You can lower the speed of your generator when it is under some load and measure the voltage with a volt meter. If the voltage lowers proportionally to the rpm then this is a piece of cake.
All of the other motors in your boat will slow down too. This won't hurt them though. Lights will get dim. Everything will slow down. The air conditioner won't be as cold.
Or you can get some kind of motor speed controller which runs an AC or DC or a fancy brushless DC motor. That'll be expensive.

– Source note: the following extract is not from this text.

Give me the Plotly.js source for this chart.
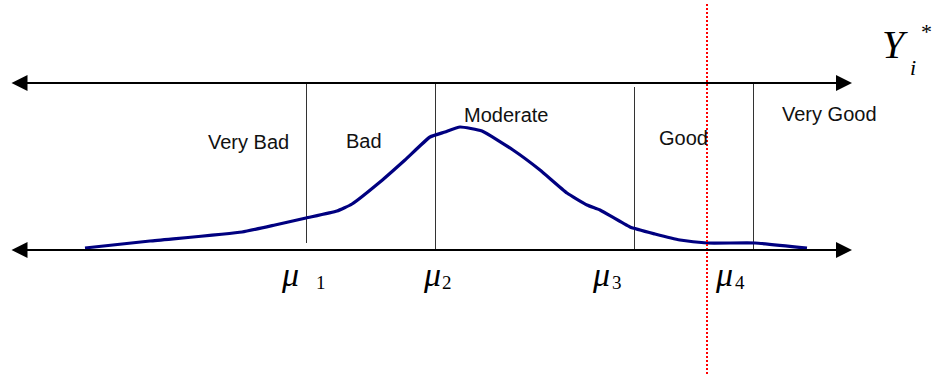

I assume you're not interested in using batteries. But if you do go the DC route you could throw in a battery bank of maybe 4 batteries which would let you creep a long for a while in relaxing silence.
|04-05-2008 09:50 AM|
Sounds like a hybrid propulsion system to me. At one point I was looking for a plug in electric / plug in hybrid car. I found a lot of resource through:
Plug In America
Nothing there about boats but could steer you toward resources and information.
|04-04-2008 10:40 PM|
From what I understand, you should be able to do electric in your boat fairly inexpensively. There are a lot more options out there today than there were a few years ago. I know here in my hometown there is a company that has just launched a prototype successfully and will be selling drop in repower engines shortly.
It really depends on what you want to do, but I have a hard time believing that you Atomic 4 is as good as an electric. The A4 is a simple, yet constantly breaking engine that is gas. I would look into it more, but I know there are successful electric drive systems out there.